### Instructions for the task
Restate the span of lines that starts with the line containing "Write a Python" and ends with the line containing "A_XMAX, A_YMAX = 0.12, 70", word for word, including both, with nothing else.

____

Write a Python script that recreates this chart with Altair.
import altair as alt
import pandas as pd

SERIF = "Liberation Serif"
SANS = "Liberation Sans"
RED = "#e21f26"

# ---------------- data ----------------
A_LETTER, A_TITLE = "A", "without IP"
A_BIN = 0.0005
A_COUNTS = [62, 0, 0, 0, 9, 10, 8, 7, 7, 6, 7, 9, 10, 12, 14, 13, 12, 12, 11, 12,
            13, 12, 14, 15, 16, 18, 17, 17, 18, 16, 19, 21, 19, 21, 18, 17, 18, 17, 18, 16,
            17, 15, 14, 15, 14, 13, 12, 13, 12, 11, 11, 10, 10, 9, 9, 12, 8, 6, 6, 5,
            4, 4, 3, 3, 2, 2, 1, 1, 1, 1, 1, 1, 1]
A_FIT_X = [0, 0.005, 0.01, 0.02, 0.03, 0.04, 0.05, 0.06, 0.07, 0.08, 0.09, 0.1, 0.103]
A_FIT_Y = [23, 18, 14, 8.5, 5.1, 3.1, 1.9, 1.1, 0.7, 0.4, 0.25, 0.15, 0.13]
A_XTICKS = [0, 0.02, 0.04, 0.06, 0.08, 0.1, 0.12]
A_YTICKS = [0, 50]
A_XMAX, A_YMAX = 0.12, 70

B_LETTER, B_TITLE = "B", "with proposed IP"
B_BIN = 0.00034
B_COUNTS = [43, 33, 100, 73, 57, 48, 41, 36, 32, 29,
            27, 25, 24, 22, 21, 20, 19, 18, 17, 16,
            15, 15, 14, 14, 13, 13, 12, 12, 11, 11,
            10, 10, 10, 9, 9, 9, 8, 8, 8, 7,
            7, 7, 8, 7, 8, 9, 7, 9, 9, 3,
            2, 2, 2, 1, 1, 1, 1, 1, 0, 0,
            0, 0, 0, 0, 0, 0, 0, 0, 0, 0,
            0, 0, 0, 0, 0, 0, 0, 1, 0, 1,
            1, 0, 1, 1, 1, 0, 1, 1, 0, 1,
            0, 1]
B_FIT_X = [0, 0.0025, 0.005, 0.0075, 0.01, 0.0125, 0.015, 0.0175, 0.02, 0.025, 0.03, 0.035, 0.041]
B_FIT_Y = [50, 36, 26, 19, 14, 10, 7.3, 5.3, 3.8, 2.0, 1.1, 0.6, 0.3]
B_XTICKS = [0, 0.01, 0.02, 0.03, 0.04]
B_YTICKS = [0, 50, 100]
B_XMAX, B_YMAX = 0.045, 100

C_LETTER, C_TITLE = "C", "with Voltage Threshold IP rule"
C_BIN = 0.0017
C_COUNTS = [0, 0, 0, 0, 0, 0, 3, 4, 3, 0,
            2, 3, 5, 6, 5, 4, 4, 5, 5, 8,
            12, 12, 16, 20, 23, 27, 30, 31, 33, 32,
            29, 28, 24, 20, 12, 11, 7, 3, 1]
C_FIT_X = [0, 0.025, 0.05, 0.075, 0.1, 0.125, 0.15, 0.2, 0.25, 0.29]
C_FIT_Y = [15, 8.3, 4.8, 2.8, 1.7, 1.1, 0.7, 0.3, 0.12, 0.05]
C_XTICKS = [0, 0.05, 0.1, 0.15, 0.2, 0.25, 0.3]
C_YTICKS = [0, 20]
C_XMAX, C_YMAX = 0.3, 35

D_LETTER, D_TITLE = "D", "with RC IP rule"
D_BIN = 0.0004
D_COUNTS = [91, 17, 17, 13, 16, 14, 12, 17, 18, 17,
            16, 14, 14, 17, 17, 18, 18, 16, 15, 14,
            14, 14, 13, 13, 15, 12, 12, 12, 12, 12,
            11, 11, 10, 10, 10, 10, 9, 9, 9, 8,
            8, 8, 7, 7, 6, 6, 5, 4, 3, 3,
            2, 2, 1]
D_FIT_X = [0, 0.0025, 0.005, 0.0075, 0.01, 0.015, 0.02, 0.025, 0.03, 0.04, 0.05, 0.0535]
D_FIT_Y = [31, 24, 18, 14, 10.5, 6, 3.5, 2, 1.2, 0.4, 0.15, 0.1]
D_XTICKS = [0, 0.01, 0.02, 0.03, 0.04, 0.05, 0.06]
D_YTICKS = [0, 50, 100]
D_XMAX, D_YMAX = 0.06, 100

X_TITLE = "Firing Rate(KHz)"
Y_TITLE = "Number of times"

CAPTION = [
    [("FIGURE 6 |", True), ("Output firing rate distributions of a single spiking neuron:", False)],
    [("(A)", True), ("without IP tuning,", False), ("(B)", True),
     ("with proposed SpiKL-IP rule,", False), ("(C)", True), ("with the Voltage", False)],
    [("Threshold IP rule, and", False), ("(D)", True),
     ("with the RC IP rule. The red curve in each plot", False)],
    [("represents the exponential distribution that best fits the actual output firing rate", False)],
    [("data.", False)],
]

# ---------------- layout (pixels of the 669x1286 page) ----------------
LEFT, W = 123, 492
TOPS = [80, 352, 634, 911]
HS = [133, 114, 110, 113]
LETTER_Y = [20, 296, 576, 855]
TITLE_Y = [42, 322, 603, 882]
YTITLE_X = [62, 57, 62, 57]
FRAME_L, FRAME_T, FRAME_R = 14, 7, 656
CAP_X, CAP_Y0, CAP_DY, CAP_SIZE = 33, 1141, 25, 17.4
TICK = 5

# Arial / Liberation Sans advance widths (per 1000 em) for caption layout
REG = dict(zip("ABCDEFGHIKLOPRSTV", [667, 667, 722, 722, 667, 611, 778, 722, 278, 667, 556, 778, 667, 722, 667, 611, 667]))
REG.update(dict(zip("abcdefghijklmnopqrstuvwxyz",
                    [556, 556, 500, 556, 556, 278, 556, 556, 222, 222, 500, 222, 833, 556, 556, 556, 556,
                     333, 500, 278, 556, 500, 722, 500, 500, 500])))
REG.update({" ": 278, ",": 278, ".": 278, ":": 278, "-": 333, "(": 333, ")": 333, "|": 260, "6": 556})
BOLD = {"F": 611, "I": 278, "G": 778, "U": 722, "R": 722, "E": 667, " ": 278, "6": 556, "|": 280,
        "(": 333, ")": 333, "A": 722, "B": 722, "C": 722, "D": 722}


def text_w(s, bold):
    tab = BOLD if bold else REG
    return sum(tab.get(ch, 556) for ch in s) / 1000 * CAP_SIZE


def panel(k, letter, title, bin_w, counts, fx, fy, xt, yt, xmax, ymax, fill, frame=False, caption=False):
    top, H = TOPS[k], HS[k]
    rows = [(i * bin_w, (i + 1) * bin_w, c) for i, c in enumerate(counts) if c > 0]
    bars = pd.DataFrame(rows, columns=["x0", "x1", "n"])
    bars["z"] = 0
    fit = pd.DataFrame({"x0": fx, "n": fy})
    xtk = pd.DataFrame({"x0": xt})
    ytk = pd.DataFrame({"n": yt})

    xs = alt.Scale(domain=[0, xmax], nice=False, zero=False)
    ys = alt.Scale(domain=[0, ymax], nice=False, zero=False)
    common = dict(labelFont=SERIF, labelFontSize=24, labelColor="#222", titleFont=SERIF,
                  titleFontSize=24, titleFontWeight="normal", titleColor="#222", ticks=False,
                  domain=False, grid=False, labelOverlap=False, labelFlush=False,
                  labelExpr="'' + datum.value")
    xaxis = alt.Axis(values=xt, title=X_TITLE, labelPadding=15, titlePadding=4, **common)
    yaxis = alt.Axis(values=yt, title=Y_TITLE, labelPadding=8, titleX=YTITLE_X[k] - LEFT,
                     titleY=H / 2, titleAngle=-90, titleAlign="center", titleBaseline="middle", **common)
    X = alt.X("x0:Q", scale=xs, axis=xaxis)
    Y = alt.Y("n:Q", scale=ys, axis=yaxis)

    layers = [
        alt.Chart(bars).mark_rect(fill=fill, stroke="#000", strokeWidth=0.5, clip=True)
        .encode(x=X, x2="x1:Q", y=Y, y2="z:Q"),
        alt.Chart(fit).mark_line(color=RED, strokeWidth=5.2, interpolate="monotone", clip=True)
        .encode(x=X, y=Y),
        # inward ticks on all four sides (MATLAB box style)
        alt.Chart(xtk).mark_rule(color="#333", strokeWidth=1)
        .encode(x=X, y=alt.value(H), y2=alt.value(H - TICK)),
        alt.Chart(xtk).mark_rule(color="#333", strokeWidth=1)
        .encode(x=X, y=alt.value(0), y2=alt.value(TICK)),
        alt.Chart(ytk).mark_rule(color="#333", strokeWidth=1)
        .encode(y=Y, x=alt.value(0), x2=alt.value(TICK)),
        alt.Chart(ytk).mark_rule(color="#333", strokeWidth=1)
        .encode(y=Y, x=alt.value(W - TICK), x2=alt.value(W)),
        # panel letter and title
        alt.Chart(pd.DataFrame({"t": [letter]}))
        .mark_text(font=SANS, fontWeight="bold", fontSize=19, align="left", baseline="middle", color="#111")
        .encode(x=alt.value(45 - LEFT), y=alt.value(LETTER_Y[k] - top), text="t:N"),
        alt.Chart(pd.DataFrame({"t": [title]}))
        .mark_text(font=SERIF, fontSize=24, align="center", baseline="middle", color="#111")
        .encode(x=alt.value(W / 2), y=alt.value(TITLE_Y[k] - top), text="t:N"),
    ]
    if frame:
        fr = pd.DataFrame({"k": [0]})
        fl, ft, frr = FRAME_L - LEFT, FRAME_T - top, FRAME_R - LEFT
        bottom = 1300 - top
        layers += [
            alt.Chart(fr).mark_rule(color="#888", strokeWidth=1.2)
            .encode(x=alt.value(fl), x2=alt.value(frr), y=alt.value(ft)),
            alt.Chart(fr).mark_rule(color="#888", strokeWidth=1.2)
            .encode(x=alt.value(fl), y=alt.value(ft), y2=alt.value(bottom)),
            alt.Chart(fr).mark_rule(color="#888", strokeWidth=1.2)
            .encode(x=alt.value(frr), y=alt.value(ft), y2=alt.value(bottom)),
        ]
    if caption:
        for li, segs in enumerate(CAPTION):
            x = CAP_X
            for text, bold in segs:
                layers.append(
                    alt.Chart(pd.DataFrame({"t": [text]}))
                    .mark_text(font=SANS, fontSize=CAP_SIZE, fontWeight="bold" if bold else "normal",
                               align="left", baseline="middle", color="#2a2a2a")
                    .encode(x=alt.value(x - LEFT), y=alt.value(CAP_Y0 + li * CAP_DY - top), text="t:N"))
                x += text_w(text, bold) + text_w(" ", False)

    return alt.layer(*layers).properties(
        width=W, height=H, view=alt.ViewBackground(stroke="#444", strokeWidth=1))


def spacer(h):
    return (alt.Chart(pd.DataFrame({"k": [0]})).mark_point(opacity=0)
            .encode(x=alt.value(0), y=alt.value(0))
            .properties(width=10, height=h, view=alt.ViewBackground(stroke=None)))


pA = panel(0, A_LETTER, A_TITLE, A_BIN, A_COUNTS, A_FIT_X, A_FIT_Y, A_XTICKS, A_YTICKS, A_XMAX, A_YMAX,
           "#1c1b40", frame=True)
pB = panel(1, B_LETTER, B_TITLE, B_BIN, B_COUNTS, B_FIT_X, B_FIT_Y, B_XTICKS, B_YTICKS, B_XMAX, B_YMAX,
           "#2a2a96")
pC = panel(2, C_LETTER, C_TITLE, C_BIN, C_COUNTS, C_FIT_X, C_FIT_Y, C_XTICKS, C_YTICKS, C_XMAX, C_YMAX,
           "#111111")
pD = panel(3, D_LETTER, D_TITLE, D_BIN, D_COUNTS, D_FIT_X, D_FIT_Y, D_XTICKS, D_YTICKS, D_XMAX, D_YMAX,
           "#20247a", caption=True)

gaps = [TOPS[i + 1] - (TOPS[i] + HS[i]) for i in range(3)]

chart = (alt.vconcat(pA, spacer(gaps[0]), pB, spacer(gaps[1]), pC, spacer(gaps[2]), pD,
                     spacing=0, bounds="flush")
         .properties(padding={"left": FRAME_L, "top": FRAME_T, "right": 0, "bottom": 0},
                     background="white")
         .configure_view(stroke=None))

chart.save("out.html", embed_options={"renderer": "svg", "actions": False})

____

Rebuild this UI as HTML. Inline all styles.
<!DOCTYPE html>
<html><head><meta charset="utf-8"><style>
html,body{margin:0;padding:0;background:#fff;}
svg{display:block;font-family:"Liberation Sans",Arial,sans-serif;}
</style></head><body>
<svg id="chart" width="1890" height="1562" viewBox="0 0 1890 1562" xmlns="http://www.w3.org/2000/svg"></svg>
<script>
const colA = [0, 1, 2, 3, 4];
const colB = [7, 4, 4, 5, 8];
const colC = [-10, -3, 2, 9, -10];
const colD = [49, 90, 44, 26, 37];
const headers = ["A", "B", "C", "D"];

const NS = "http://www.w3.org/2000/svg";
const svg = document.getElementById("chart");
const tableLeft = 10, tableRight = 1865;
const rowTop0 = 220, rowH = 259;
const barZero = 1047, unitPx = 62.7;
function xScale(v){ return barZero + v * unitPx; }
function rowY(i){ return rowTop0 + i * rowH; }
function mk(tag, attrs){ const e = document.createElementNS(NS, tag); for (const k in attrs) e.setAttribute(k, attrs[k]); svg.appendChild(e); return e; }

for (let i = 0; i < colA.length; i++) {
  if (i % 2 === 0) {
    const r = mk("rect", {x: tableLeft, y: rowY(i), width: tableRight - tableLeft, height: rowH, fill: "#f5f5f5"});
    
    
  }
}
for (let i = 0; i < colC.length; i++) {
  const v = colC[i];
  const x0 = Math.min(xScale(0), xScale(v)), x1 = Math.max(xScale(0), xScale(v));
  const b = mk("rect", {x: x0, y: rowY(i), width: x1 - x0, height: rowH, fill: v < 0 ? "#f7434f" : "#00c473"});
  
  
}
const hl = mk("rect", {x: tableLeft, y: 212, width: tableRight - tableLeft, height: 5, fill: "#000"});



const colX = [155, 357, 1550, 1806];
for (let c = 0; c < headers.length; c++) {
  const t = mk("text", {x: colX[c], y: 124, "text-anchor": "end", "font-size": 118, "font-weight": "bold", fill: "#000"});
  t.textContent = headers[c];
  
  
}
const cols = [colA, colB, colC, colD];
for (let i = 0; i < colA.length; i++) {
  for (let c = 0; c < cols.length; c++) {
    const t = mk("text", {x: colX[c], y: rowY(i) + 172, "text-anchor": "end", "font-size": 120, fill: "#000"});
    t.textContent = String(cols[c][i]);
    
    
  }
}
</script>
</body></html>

____

### Finished answer
Write a Python script that recreates this chart with Altair.
import altair as alt
import pandas as pd

SERIF = "Liberation Serif"
SANS = "Liberation Sans"
RED = "#e21f26"

# ---------------- data ----------------
A_LETTER, A_TITLE = "A", "without IP"
A_BIN = 0.0005
A_COUNTS = [62, 0, 0, 0, 9, 10, 8, 7, 7, 6, 7, 9, 10, 12, 14, 13, 12, 12, 11, 12,
            13, 12, 14, 15, 16, 18, 17, 17, 18, 16, 19, 21, 19, 21, 18, 17, 18, 17, 18, 16,
            17, 15, 14, 15, 14, 13, 12, 13, 12, 11, 11, 10, 10, 9, 9, 12, 8, 6, 6, 5,
            4, 4, 3, 3, 2, 2, 1, 1, 1, 1, 1, 1, 1]
A_FIT_X = [0, 0.005, 0.01, 0.02, 0.03, 0.04, 0.05, 0.06, 0.07, 0.08, 0.09, 0.1, 0.103]
A_FIT_Y = [23, 18, 14, 8.5, 5.1, 3.1, 1.9, 1.1, 0.7, 0.4, 0.25, 0.15, 0.13]
A_XTICKS = [0, 0.02, 0.04, 0.06, 0.08, 0.1, 0.12]
A_YTICKS = [0, 50]
A_XMAX, A_YMAX = 0.12, 70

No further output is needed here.